19 February 2010
Bijaya Sunar is a 13-year-old boy studying in a government school in western Nepal. He is at the top of his class and is confident about his future. “I want to be a professor,” says Bijaya, “I want to educate my community and my country.”
Bjaya is also a Dalit - a caste that traditionally is the poorest and most marginalized in Nepalese society. Had it not been for the government’s Education for All programme, which provides scholarships to Dalit children and others from poor families, Bijay would probably be facing a very different kind of future.
The Education for All programme, which is supported by DFID, provides free tuition, stationery and examination fees to students – opportunities that Bijay’s mother, Gyanu, never received.
Thirty-two year old Gyanu, who works as a farm labourer, left school prematurely due to a lack of money. “I feel terrible about stopping my schooling early,” she says, “but my father was a poor carpenter and couldn’t afford to keep me at school.
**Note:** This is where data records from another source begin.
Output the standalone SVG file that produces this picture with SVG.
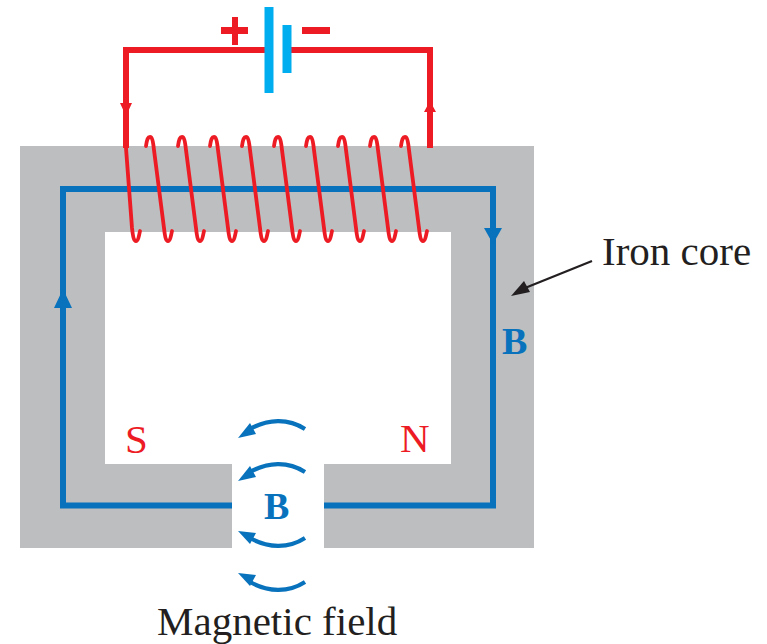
<svg xmlns="http://www.w3.org/2000/svg" width="767" height="644" viewBox="0 0 767 644">
<defs>
<style>
text{font-family:"Liberation Serif","Times New Roman",serif}
.red{fill:none;stroke:#ed1c24;stroke-width:6}
.coil{fill:none;stroke:#ed1c24;stroke-width:3.8;stroke-linecap:round}
.blue{fill:none;stroke:#0872bc;stroke-width:6}
.arc{fill:none;stroke:#0872bc;stroke-width:4.2}
.bat{fill:#00aeef}
.fb{fill:#0872bc}
.fr{fill:#ed1c24}
</style>
<path id="turn" class="coil" d="M146 146C147 139 148 137 150 137C152 137 153 141 154 150L164 228C165 237 166 241 168 241C170 241 171 236 172 231"/>
</defs>
<rect width="767" height="644" fill="#fff"/>
<g id="iron-core">
<path fill="#bcbec0" d="M20 146H534V548H324V464H451V232H105V464H232V548H20Z"/>
</g>
<g id="connectors">
<path class="blue" d="M232 505.500H63V189H493V505.500H324"/>
<path class="fb" d="M54 308L63 289L72 308ZM484 228H502L493 244Z"/>
<path class="red" d="M265 50H126V148M430 148V50H290"/>
<path class="fr" d="M120 103H132L126 116ZM424 112L430 101L436 112Z"/>
<path fill="none" stroke="#231f20" stroke-width="2.200" d="M592 261L525 288"/>
<path fill="#231f20" d="M511 296L524 281L530 292Z"/>
</g>
<g id="battery">
<rect class="bat" x="264.500" y="7" width="9" height="86"/>
<rect class="bat" x="282.500" y="25" width="9" height="48"/>
<path class="fr" d="M221 27H232V17H238V27H248V34H238V45H232V34H221ZM302 27H330V34H302Z"/>
</g>
<g id="coil">
<path class="coil" d="M126 148L132 228C133 237 134 241 136 241C138 241 139 236 140 231"/>
<use href="#turn"/>
<use href="#turn" x="32"/>
<use href="#turn" x="64"/>
<use href="#turn" x="96"/>
<use href="#turn" x="128"/>
<use href="#turn" x="160"/>
<use href="#turn" x="192"/>
<use href="#turn" x="224"/>
<use href="#turn" x="255"/>
</g>
<g id="field-lines">
<path class="arc" d="M305 429C288 418 268 419 250 429"/>
<path class="fb" d="M238 438L250 423L256 434Z"/>
<path class="arc" d="M305 472C288 461 268 462 250 472"/>
<path class="fb" d="M238 481L250 466L256 477Z"/>
<path class="arc" d="M305 538C288 549 268 548 250 538"/>
<path class="fb" d="M238 531L256 533L250 544Z"/>
<path class="arc" d="M305 582C288 593 268 592 250 582"/>
<path class="fb" d="M238 573L256 575L250 586Z"/>
</g>
<g id="labels">
<text x="125" y="453" font-size="41" fill="#ed1c24">S</text>
<text x="400" y="452" font-size="41" fill="#ed1c24">N</text>
<text x="264" y="519" font-size="38" font-weight="bold" fill="#0872bc">B</text>
<text x="502" y="354" font-size="38" font-weight="bold" fill="#0872bc">B</text>
<text x="602" y="265" font-size="41" fill="#231f20">Iron core</text>
<text x="157" y="635" font-size="41" fill="#231f20">Magnetic field</text>
</g>
</svg>
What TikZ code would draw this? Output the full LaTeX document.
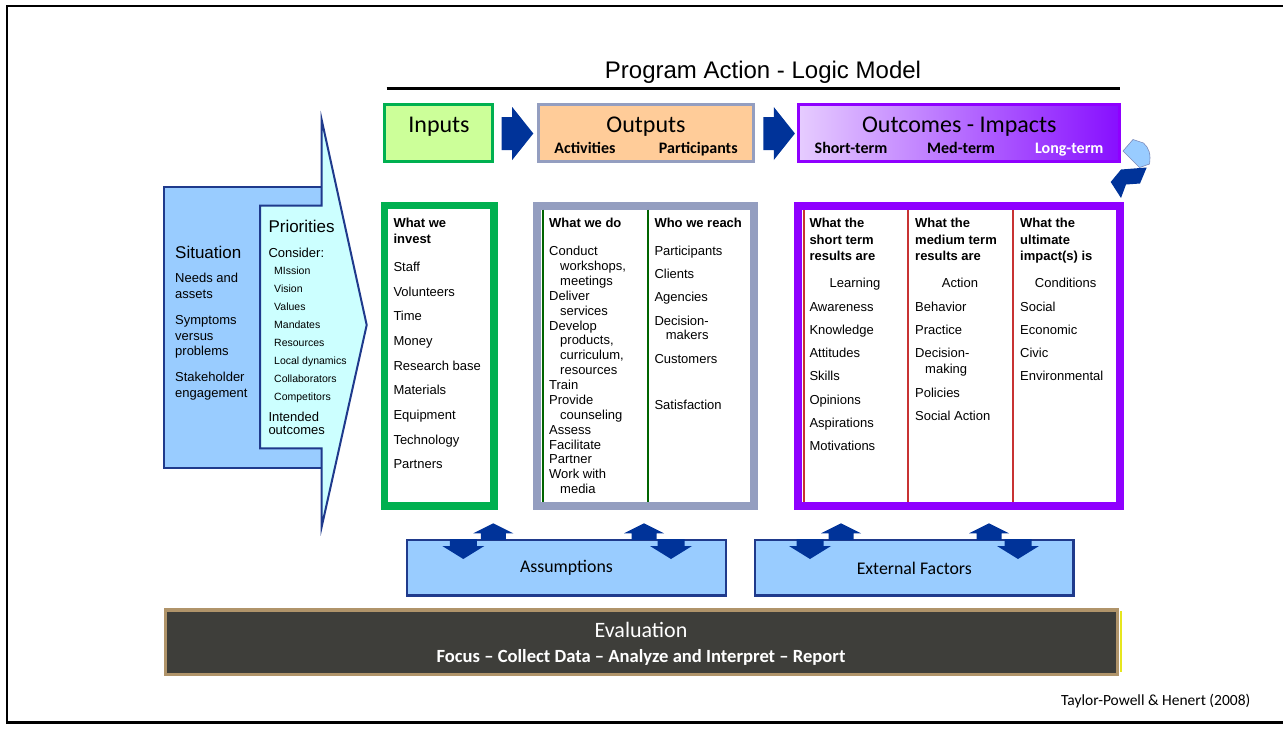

I don’t want my children to end up farming like me.”
Gyanu has found it difficult to look after her family, with her work bringing in little money and Bijay’s father, who does not live with them, providing no assistance. “At one point, I considered suicide,” she says. “I wasn’t able to feed my sons and I was losing hope rapidly.”
The DFID-backed programme came to the family’s aid just in time. “Now they are doing very well at school,” says Gyanu about her sons. “All thanks to free education by the government and scholarships for poor people.”
Facts and stats
- DFID allocated £20 million between 2004 and 2009 to the Education for All programme.
- As a result of the programme, more than 750,000 additional children enrolled in primary school.
- In 2007, additional classrooms were built in 4,300 schools, 1,150 schools were rehabilitated, school grants were provided for the recruitment of 79,000 teachers, and scholarships were provided to 777,000 girls and 687,000 Dalit children.
- The total number of children enrolled in basic education increased from 4.3 million in 2004 to around 4.5 million in 2007 and gender parity in enrolments is close to being achieved.